→ **DATASET EXTRACT**:
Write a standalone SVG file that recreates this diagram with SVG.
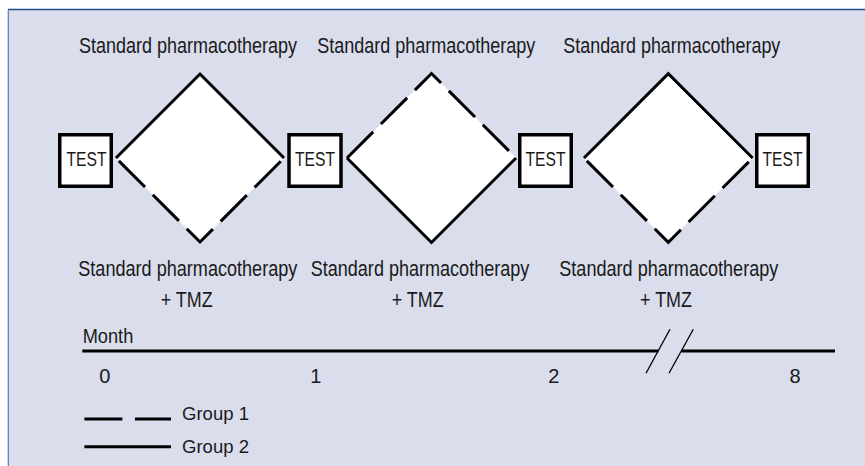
<svg xmlns="http://www.w3.org/2000/svg" width="865" height="466" viewBox="0 0 865 466">
<style>
text{font-family:'Liberation Sans Narrow','Liberation Sans',Arial,sans-serif;fill:#1a1a1a}
.lbl{font-size:19px}
.t{font-size:20px}
.box{fill:#fff;stroke:#000;stroke-width:3.5}
.fill{fill:#fff;stroke:none}
.e{fill:none;stroke:#000;stroke-width:3;stroke-linejoin:miter;stroke-miterlimit:10}
.d{stroke-dasharray:37 11}
.d1{stroke-dashoffset:44}
</style>
<rect x="0" y="0" width="865" height="466" fill="#fff"/>
<rect x="8" y="9.5" width="857" height="456.5" fill="#d9ddec"/>
<line x1="8" y1="9.5" x2="865" y2="9.5" stroke="#1f4e8c" stroke-width="1.5"/>
<line x1="8.3" y1="9.5" x2="8.3" y2="466" stroke="#5b7bb0" stroke-width="1.2"/>

<g id="labels-top">
<text class="lbl" transform="translate(79,53) scale(1,1.18)" textLength="218" lengthAdjust="spacingAndGlyphs">Standard pharmacotherapy</text>
<text class="lbl" transform="translate(317.3,53) scale(1,1.18)" textLength="218" lengthAdjust="spacingAndGlyphs">Standard pharmacotherapy</text>
<text class="lbl" transform="translate(563.3,53) scale(1,1.18)" textLength="217" lengthAdjust="spacingAndGlyphs">Standard pharmacotherapy</text>
</g>

<g id="phase1">
<polygon class="fill" points="116,158 200,74 284,158 200,242"/>
<path class="e" d="M116,158 L200,74 L284,158"/>
<path class="e d d1" d="M116,158 L200,242 L284,158"/>
</g>
<g id="phase2">
<polygon class="fill" points="347,158 431.5,73.5 516,158 431.5,242.5"/>
<path class="e d" d="M347,158 L431.5,73.5 L516,158"/>
<path class="e" d="M347,158 L431.5,242.5 L516,158"/>
</g>
<g id="phase3">
<polygon class="fill" points="584,158 668.3,73.7 752.6,158 668.3,242.3"/>
<path class="e" d="M584,158 L668.3,73.7 L752.6,158"/>
<path class="e d d1" d="M584,158 L668.3,242.3 L752.6,158"/>
</g>

<g id="test1"><rect class="box" x="59.75" y="134.75" width="51.5" height="51.5"/><text class="t" x="66.5" y="166" textLength="40" lengthAdjust="spacingAndGlyphs">TEST</text></g>
<g id="test2"><rect class="box" x="289" y="134.75" width="52" height="51.5"/><text class="t" x="295" y="166" textLength="40" lengthAdjust="spacingAndGlyphs">TEST</text></g>
<g id="test3"><rect class="box" x="519.75" y="134.75" width="51.5" height="51.5"/><text class="t" x="525.5" y="166" textLength="40" lengthAdjust="spacingAndGlyphs">TEST</text></g>
<g id="test4"><rect class="box" x="756.75" y="134.75" width="51.5" height="51.5"/><text class="t" x="762.5" y="166" textLength="40" lengthAdjust="spacingAndGlyphs">TEST</text></g>

<g id="labels-bottom">
<text class="lbl" transform="translate(78.3,276) scale(1,1.18)" textLength="219" lengthAdjust="spacingAndGlyphs">Standard pharmacotherapy</text>
<text class="lbl" transform="translate(160.7,307) scale(1,1.18)" textLength="52" lengthAdjust="spacingAndGlyphs">+ TMZ</text>
<text class="lbl" transform="translate(310.7,276) scale(1,1.18)" textLength="218.6" lengthAdjust="spacingAndGlyphs">Standard pharmacotherapy</text>
<text class="lbl" transform="translate(391.7,307) scale(1,1.18)" textLength="52" lengthAdjust="spacingAndGlyphs">+ TMZ</text>
<text class="lbl" transform="translate(559.3,276) scale(1,1.18)" textLength="219" lengthAdjust="spacingAndGlyphs">Standard pharmacotherapy</text>
<text class="lbl" transform="translate(640,307) scale(1,1.18)" textLength="52" lengthAdjust="spacingAndGlyphs">+ TMZ</text>
</g>

<g id="timeline">
<text class="t" x="82.7" y="342.7" textLength="50.6" lengthAdjust="spacingAndGlyphs">Month</text>
<line x1="82.3" y1="351" x2="658.3" y2="351" stroke="#000" stroke-width="3.2"/>
<line x1="681.5" y1="351" x2="835" y2="351" stroke="#000" stroke-width="3.2"/>
<line x1="646" y1="373.3" x2="670" y2="329.3" stroke="#000" stroke-width="1.3"/>
<line x1="669" y1="373.3" x2="693.3" y2="329.3" stroke="#000" stroke-width="1.3"/>
<text class="t" x="104.7" y="383" text-anchor="middle">0</text>
<text class="t" x="315.8" y="383" text-anchor="middle">1</text>
<text class="t" x="553.8" y="383" text-anchor="middle">2</text>
<text class="t" x="795" y="383" text-anchor="middle">8</text>
</g>

<g id="legend">
<line x1="84.4" y1="419" x2="171" y2="419" stroke="#000" stroke-width="3" stroke-dasharray="38 12.6"/>
<text class="t" style="font-size:19px" x="182" y="420" textLength="67" lengthAdjust="spacingAndGlyphs">Group 1</text>
<line x1="84.4" y1="446.7" x2="171" y2="446.7" stroke="#000" stroke-width="3"/>
<text class="t" style="font-size:19px" x="182" y="453" textLength="67" lengthAdjust="spacingAndGlyphs">Group 2</text>
</g>
</svg>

→ **YOUR GOAL**:
Omit the pictures and output all of the other material exactly.

→ **CORRECT OUTPUT**:
Write a standalone SVG file that recreates this diagram with SVG.
<svg xmlns="http://www.w3.org/2000/svg" width="865" height="466" viewBox="0 0 865 466">
<style>
text{font-family:'Liberation Sans Narrow','Liberation Sans',Arial,sans-serif;fill:#1a1a1a}
.lbl{font-size:19px}
.t{font-size:20px}
.box{fill:#fff;stroke:#000;stroke-width:3.5}
.fill{fill:#fff;stroke:none}
.e{fill:none;stroke:#000;stroke-width:3;stroke-linejoin:miter;stroke-miterlimit:10}
.d{stroke-dasharray:37 11}
.d1{stroke-dashoffset:44}
</style>
<rect x="0" y="0" width="865" height="466" fill="#fff"/>
<rect x="8" y="9.5" width="857" height="456.5" fill="#d9ddec"/>
<line x1="8" y1="9.5" x2="865" y2="9.5" stroke="#1f4e8c" stroke-width="1.5"/>
<line x1="8.3" y1="9.5" x2="8.3" y2="466" stroke="#5b7bb0" stroke-width="1.2"/>

<g id="labels-top">
<text class="lbl" transform="translate(79,53) scale(1,1.18)" textLength="218" lengthAdjust="spacingAndGlyphs">Standard pharmacotherapy</text>
<text class="lbl" transform="translate(317.3,53) scale(1,1.18)" textLength="218" lengthAdjust="spacingAndGlyphs">Standard pharmacotherapy</text>
<text class="lbl" transform="translate(563.3,53) scale(1,1.18)" textLength="217" lengthAdjust="spacingAndGlyphs">Standard pharmacotherapy</text>
</g>

<g id="phase1">
<polygon class="fill" points="116,158 200,74 284,158 200,242"/>
<path class="e" d="M116,158 L200,74 L284,158"/>
<path class="e d d1" d="M116,158 L200,242 L284,158"/>
</g>
<g id="phase2">
<polygon class="fill" points="347,158 431.5,73.5 516,158 431.5,242.5"/>
<path class="e d" d="M347,158 L431.5,73.5 L516,158"/>
<path class="e" d="M347,158 L431.5,242.5 L516,158"/>
</g>
<g id="phase3">
<polygon class="fill" points="584,158 668.3,73.7 752.6,158 668.3,242.3"/>
<path class="e" d="M584,158 L668.3,73.7 L752.6,158"/>
<path class="e d d1" d="M584,158 L668.3,242.3 L752.6,158"/>
</g>

<g id="test1"><rect class="box" x="59.75" y="134.75" width="51.5" height="51.5"/><text class="t" x="66.5" y="166" textLength="40" lengthAdjust="spacingAndGlyphs">TEST</text></g>
<g id="test2"><rect class="box" x="289" y="134.75" width="52" height="51.5"/><text class="t" x="295" y="166" textLength="40" lengthAdjust="spacingAndGlyphs">TEST</text></g>
<g id="test3"><rect class="box" x="519.75" y="134.75" width="51.5" height="51.5"/><text class="t" x="525.5" y="166" textLength="40" lengthAdjust="spacingAndGlyphs">TEST</text></g>
<g id="test4"><rect class="box" x="756.75" y="134.75" width="51.5" height="51.5"/><text class="t" x="762.5" y="166" textLength="40" lengthAdjust="spacingAndGlyphs">TEST</text></g>

<g id="labels-bottom">
<text class="lbl" transform="translate(78.3,276) scale(1,1.18)" textLength="219" lengthAdjust="spacingAndGlyphs">Standard pharmacotherapy</text>
<text class="lbl" transform="translate(160.7,307) scale(1,1.18)" textLength="52" lengthAdjust="spacingAndGlyphs">+ TMZ</text>
<text class="lbl" transform="translate(310.7,276) scale(1,1.18)" textLength="218.6" lengthAdjust="spacingAndGlyphs">Standard pharmacotherapy</text>
<text class="lbl" transform="translate(391.7,307) scale(1,1.18)" textLength="52" lengthAdjust="spacingAndGlyphs">+ TMZ</text>
<text class="lbl" transform="translate(559.3,276) scale(1,1.18)" textLength="219" lengthAdjust="spacingAndGlyphs">Standard pharmacotherapy</text>
<text class="lbl" transform="translate(640,307) scale(1,1.18)" textLength="52" lengthAdjust="spacingAndGlyphs">+ TMZ</text>
</g>

<g id="timeline">
<text class="t" x="82.7" y="342.7" textLength="50.6" lengthAdjust="spacingAndGlyphs">Month</text>
<line x1="82.3" y1="351" x2="658.3" y2="351" stroke="#000" stroke-width="3.2"/>
<line x1="681.5" y1="351" x2="835" y2="351" stroke="#000" stroke-width="3.2"/>
<line x1="646" y1="373.3" x2="670" y2="329.3" stroke="#000" stroke-width="1.3"/>
<line x1="669" y1="373.3" x2="693.3" y2="329.3" stroke="#000" stroke-width="1.3"/>
<text class="t" x="104.7" y="383" text-anchor="middle">0</text>
<text class="t" x="315.8" y="383" text-anchor="middle">1</text>
<text class="t" x="553.8" y="383" text-anchor="middle">2</text>
<text class="t" x="795" y="383" text-anchor="middle">8</text>
</g>

<g id="legend">
<line x1="84.4" y1="419" x2="171" y2="419" stroke="#000" stroke-width="3" stroke-dasharray="38 12.6"/>
<text class="t" style="font-size:19px" x="182" y="420" textLength="67" lengthAdjust="spacingAndGlyphs">Group 1</text>
<line x1="84.4" y1="446.7" x2="171" y2="446.7" stroke="#000" stroke-width="3"/>
<text class="t" style="font-size:19px" x="182" y="453" textLength="67" lengthAdjust="spacingAndGlyphs">Group 2</text>
</g>
</svg>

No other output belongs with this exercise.